- **Task**:
Copy all lines below exactly as written. Leave pictures out.

- **Provided material**:
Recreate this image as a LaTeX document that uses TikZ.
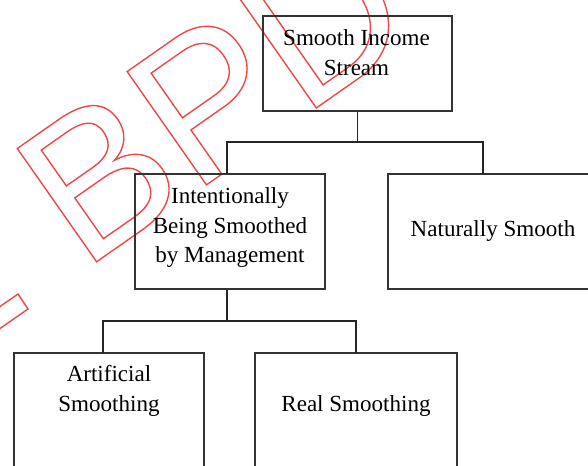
\documentclass[tikz,border=0pt]{standalone}
\usepackage{fontspec}
\setmainfont{Liberation Serif}
\newfontfamily\markfont{Liberation Sans}
\definecolor{markred}{RGB}{240,72,72}
\tikzset{
  blk/.style={draw=black!80, line width=1.2pt, inner sep=0pt},
  lbl/.style={align=center, inner sep=0pt, font=\fontsize{16.4}{21.3}\selectfont},
  wire/.style={draw=black!85, line width=1.1pt},
  markline/.style={draw=markred, line width=1pt},
}

\begin{document}
\begin{tikzpicture}[scale=0.25]
    \useasboundingbox (0,0) rectangle (58.8,-46.5);
    \clip (0,0) rectangle (58.8,-46.5);
    % watermark
    \node [anchor=base west, rotate=35, inner sep=0pt, text=markred,
           font=\markfont\fontsize{143}{143}\selectfont] (mark) at (8.29,-27.14)
          {\special{pdf:literal direct 1 Tr 1 w}BPD\special{pdf:literal direct 0 Tr}};
    \draw [markline] (1.8,-29.4) -- (-2.3,-32.25) -- (-1.3,-33.75) -- (2.8,-30.9) -- cycle;
    % boxes
    \node [blk, minimum width=4.725cm, minimum height=2.375cm] (top) at (35.75,-6.35) {};
    \node [blk, minimum width=4.75cm, minimum height=2.875cm] (intent) at (23.0,-23.15) {};
    \node [blk, minimum width=5.25cm, minimum height=2.875cm] (nat) at (49.3,-23.15) {};
    \node [blk, minimum width=4.75cm, minimum height=2.875cm] (art) at (10.9,-41.05) {};
    \node [blk, minimum width=5.05cm, minimum height=2.875cm] (real) at (35.6,-41.05) {};
    % labels
    \node [lbl] (topT) at (35.65,-5.3) {Smooth Income\\Stream};
    \node [lbl] (intentT) at (23.0,-22.75) {Intentionally\\Being Smoothed\\by Management};
    \node [lbl] (natT) at (49.3,-23.1) {Naturally Smooth};
    \node [lbl] (artT) at (10.9,-39.05) {Artificial\\Smoothing};
    \node [lbl] (realT) at (35.6,-40.6) {Real Smoothing};
    % connectors
    \coordinate (hubA) at (35.75,-14.2);
    \coordinate (dropI) at (22.7,-17.4);
    \coordinate (dropN) at (48.3,-17.4);
    \draw [wire] (top.south) -- (hubA);
    \draw [wire] (dropI) |- (hubA) -| (dropN);
    \coordinate (hubB) at (22.7,-32.1);
    \coordinate (dropA) at (10.3,-35.3);
    \coordinate (dropR) at (35.6,-35.3);
    \draw [wire] (hubB |- intent.south) -- (hubB);
    \draw [wire] (dropA) |- (hubB) -| (dropR);
\end{tikzpicture}
\end{document}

- **Exercise solution**:
Recreate this image as a LaTeX document that uses TikZ.
\documentclass[tikz,border=0pt]{standalone}
\usepackage{fontspec}
\setmainfont{Liberation Serif}
\newfontfamily\markfont{Liberation Sans}
\definecolor{markred}{RGB}{240,72,72}
\tikzset{
  blk/.style={draw=black!80, line width=1.2pt, inner sep=0pt},
  lbl/.style={align=center, inner sep=0pt, font=\fontsize{16.4}{21.3}\selectfont},
  wire/.style={draw=black!85, line width=1.1pt},
  markline/.style={draw=markred, line width=1pt},
}

\begin{document}
\begin{tikzpicture}[scale=0.25]
    \useasboundingbox (0,0) rectangle (58.8,-46.5);
    \clip (0,0) rectangle (58.8,-46.5);
    % watermark
    \node [anchor=base west, rotate=35, inner sep=0pt, text=markred,
           font=\markfont\fontsize{143}{143}\selectfont] (mark) at (8.29,-27.14)
          {\special{pdf:literal direct 1 Tr 1 w}BPD\special{pdf:literal direct 0 Tr}};
    \draw [markline] (1.8,-29.4) -- (-2.3,-32.25) -- (-1.3,-33.75) -- (2.8,-30.9) -- cycle;
    % boxes
    \node [blk, minimum width=4.725cm, minimum height=2.375cm] (top) at (35.75,-6.35) {};
    \node [blk, minimum width=4.75cm, minimum height=2.875cm] (intent) at (23.0,-23.15) {};
    \node [blk, minimum width=5.25cm, minimum height=2.875cm] (nat) at (49.3,-23.15) {};
    \node [blk, minimum width=4.75cm, minimum height=2.875cm] (art) at (10.9,-41.05) {};
    \node [blk, minimum width=5.05cm, minimum height=2.875cm] (real) at (35.6,-41.05) {};
    % labels
    \node [lbl] (topT) at (35.65,-5.3) {Smooth Income\\Stream};
    \node [lbl] (intentT) at (23.0,-22.75) {Intentionally\\Being Smoothed\\by Management};
    \node [lbl] (natT) at (49.3,-23.1) {Naturally Smooth};
    \node [lbl] (artT) at (10.9,-39.05) {Artificial\\Smoothing};
    \node [lbl] (realT) at (35.6,-40.6) {Real Smoothing};
    % connectors
    \coordinate (hubA) at (35.75,-14.2);
    \coordinate (dropI) at (22.7,-17.4);
    \coordinate (dropN) at (48.3,-17.4);
    \draw [wire] (top.south) -- (hubA);
    \draw [wire] (dropI) |- (hubA) -| (dropN);
    \coordinate (hubB) at (22.7,-32.1);
    \coordinate (dropA) at (10.3,-35.3);
    \coordinate (dropR) at (35.6,-35.3);
    \draw [wire] (hubB |- intent.south) -- (hubB);
    \draw [wire] (dropA) |- (hubB) -| (dropR);
\end{tikzpicture}
\end{document}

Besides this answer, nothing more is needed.